Un retour qui ne laisse rien présager de bon
La FTM-CGT ne mâche donc pas ses mots pour dire tout le mal qu'elle pense de cette décision : « Nous sommes face à un désastre de gestion, conjugué à un retour de Flavio Briatore, en qualité de conseiller exécutif de l’équipe Alpine. (directeur des écuries Renault F1 Team de 2000 à 2009, l’homme d’affaires italien a été déclaré coupable de tricherie au Grand Prix de Singapour en 2008. Exclu du monde de la Formule 1, il sera par la suite blanchi par la justice française, NDLR). C'est lui d'ailleurs qui semble être à l'origine de cette décision, tel un fossoyeur… » Et de noter que Renault a clos l'année 2023 avec un résultat net à 2,2 milliards d'euros, ainsi qu'un chiffre d'affaires à 52,4 milliards d'euros, résultats qualifiés d'historiques. « Elle a donc largement les moyens de préserver son activité motorisation de Formule 1 », martèle la fédération CGT.
Les pouvoirs publics interpellés
L'écurie française de F1 serait prochainement motorisée par Mercedes. Au-delà des syndicats, certains élus locaux, ont fait savoir haut et fort leur désapprobation. C'est notamment le cas de Jean-Marie Vilain, maire de Viry -Châtillon qui a interpellé le président de la République et a demandé à rencontrer Luca de Meo et Philippe Krief, directeur général d'Alpine. « J'ai rencontré les représentants des salariés. Ils sont dans la défense d'une école de l'excellence et ne comprennent absolument pas cette décision, alors que le moteur pour la saison 2026 est déjà sur le banc d'essai et que deux à trois ans de travail seraient ainsi passés par pertes et profits », a écrit l'édile à Emmanuel Macron.

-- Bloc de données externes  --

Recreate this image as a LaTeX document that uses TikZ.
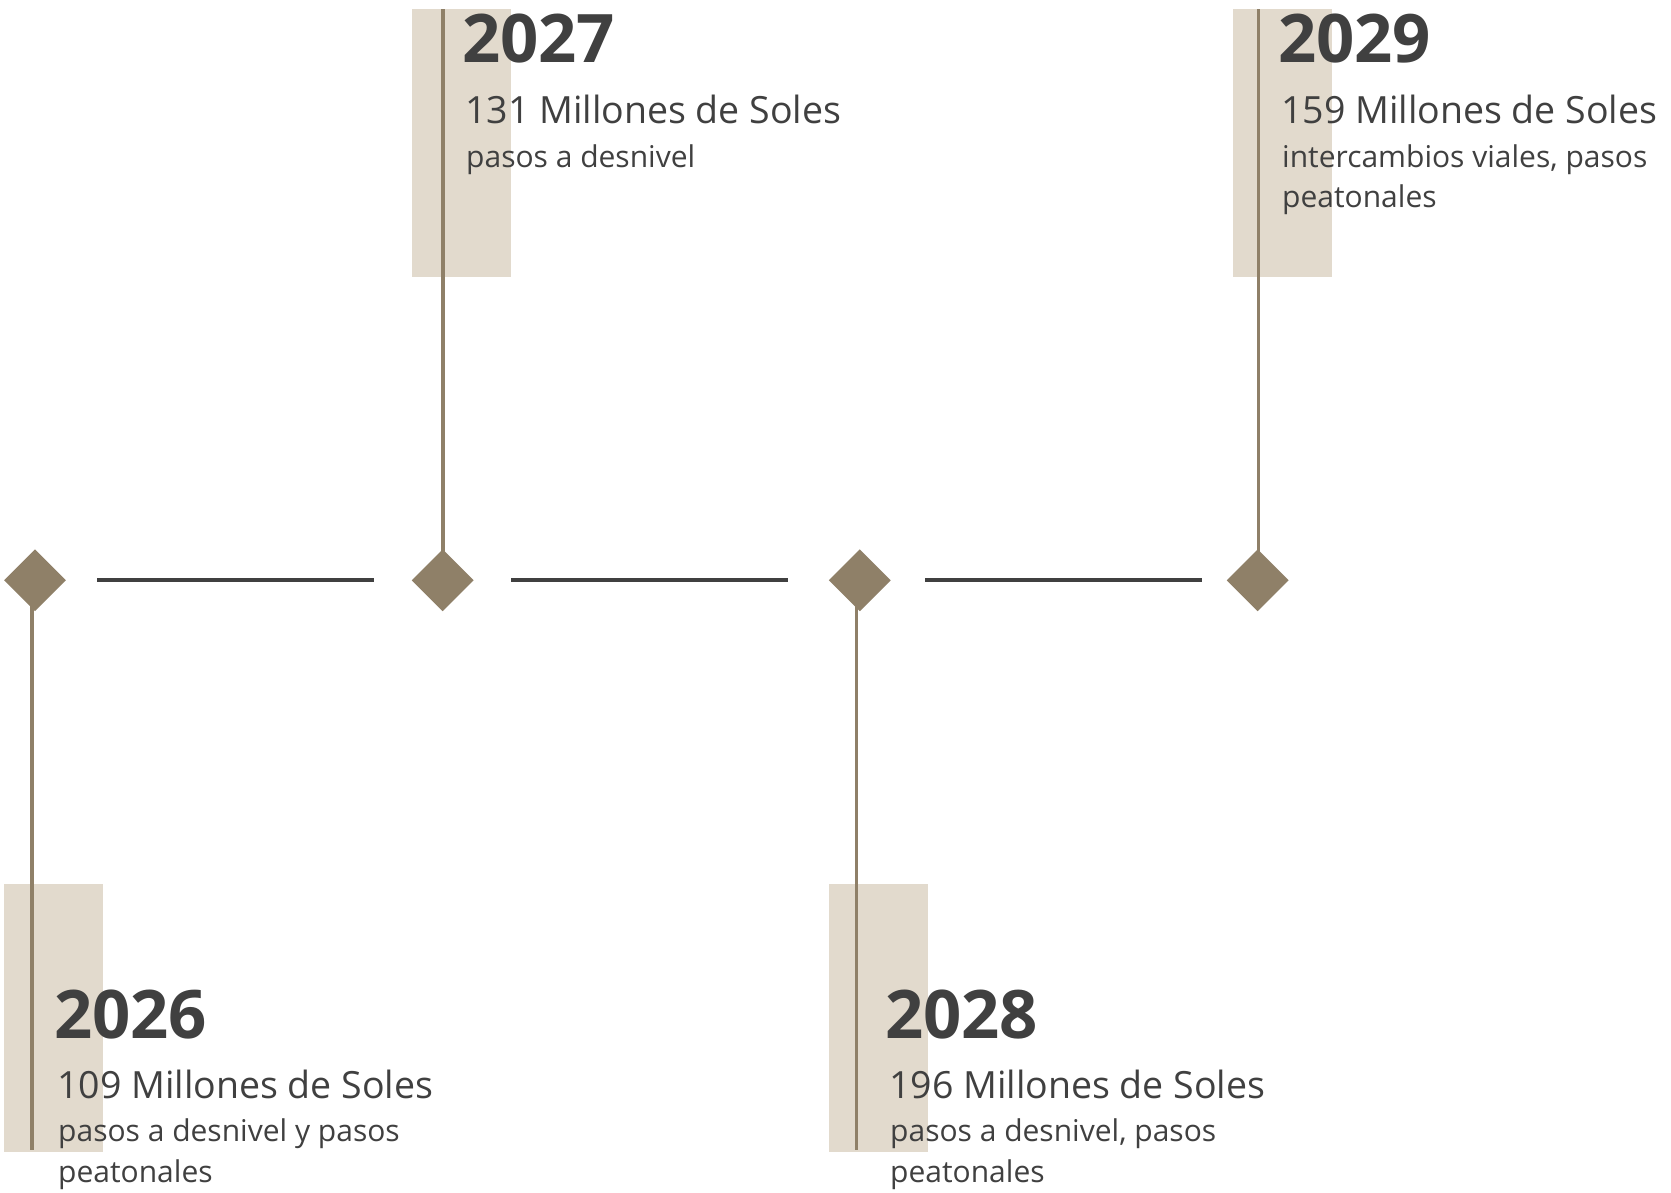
\documentclass[tikz,border=0pt]{standalone}
\usepackage{fontspec}
\setmainfont{Open Sans}
\usetikzlibrary{shapes.geometric}
\definecolor{gold}{HTML}{8F8068}
\definecolor{sand}{HTML}{E2DACD}
\definecolor{ink}{HTML}{404040}
\tikzset{
  band/.style={fill=sand, draw=none, inner sep=0pt, minimum width=99pt, minimum height=268pt},
  gem/.style={diamond, fill=gold, draw=none, inner sep=0pt, minimum width=62pt, minimum height=62pt},
  stem/.style={draw=gold, line width=3.5pt},
  hline/.style={draw=ink, line width=4pt},
  yeartxt/.style={anchor=base west, inner sep=0pt, text=ink, font=\fontsize{67}{67}\selectfont\bfseries},
  amttxt/.style={anchor=base west, inner sep=0pt, text=ink, font=\fontsize{37.5}{40}\selectfont},
  desctxt/.style={anchor=base west, inner sep=0pt, text=ink, font=\fontsize{30}{36}\selectfont}
}
\begin{document}
\begin{tikzpicture}[x=1pt,y=-1pt]
\useasboundingbox[fill=white] (0,0) rectangle (1671,1192);
% background bands
\node[band] (r26) at (53.5,1018) {};
\node[band] (r27) at (461.5,143) {};
\node[band] (r28) at (878.5,1018) {};
\node[band] (r29) at (1282.5,143) {};
% diamonds
\node[gem] (d26) at (35,580.3) {};
\node[gem] (d27) at (442.7,580.3) {};
\node[gem] (d28) at (859.8,580.3) {};
\node[gem] (d29) at (1257.7,580.3) {};
% stem ends
\coordinate (e26) at (32,1150);
\coordinate (e27) at (443,9);
\coordinate (e28) at (856.7,1150);
\coordinate (e29) at (1258.7,9);
\draw[stem] (d26.center -| e26) -- (e26);
\draw[stem] (d27.center -| e27) -- (e27);
\draw[stem] (d28.center -| e28) -- (e28);
\draw[stem] (d29.center -| e29) -- (e29);
% horizontal connectors
\draw[hline, shorten <=31pt, shorten >=37.7pt] (d26.east) -- (d27.west);
\draw[hline, shorten <=37.3pt, shorten >=41pt] (d27.east) -- (d28.west);
\draw[hline, shorten <=34.2pt, shorten >=25pt] (d28.east) -- (d29.west);
% 2027
\node[yeartxt] (y27) at (462,62) {2027};
\node[amttxt] (a27) at (465,123) {131 Millones de Soles};
\node[desctxt] (t27) at (466,167) {pasos a desnivel};
% 2029
\node[yeartxt] (y29) at (1278,62) {2029};
\node[amttxt] (a29) at (1281,123) {159 Millones de Soles};
\node[desctxt] (t29a) at (1282,167) {intercambios viales, pasos};
\node[desctxt] (t29b) at (1282,207) {peatonales};
% 2026
\node[yeartxt] (y26) at (54,1038) {2026};
\node[amttxt] (a26) at (57,1098) {109 Millones de Soles};
\node[desctxt] (t26a) at (58,1141) {pasos a desnivel y pasos};
\node[desctxt] (t26b) at (58,1182) {peatonales};
% 2028
\node[yeartxt] (y28) at (885,1038) {2028};
\node[amttxt] (a28) at (889,1098) {196 Millones de Soles};
\node[desctxt] (t28a) at (890,1141) {pasos a desnivel, pasos};
\node[desctxt] (t28b) at (890,1182) {peatonales};
\end{tikzpicture}
\end{document}
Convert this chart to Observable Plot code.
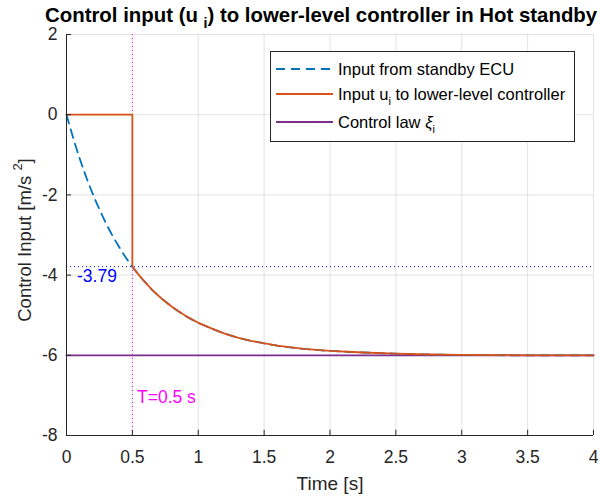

Contacté par la NVO, Jean-Marie Vilain indique ne pas avoir encore reçu de réponse du président, mais des retours positifs de près de 200 élus, députés, conseillers généraux. De leur côté, les salariés, même s'ils ne sont pas tous rentrés de congés, sont alertés sur la nécessité d'une mobilisation. Chez Renault, des décisions d'actions pourraient être prises au cours de ces prochains jour pour une rentrée sur les chapeaux de roues.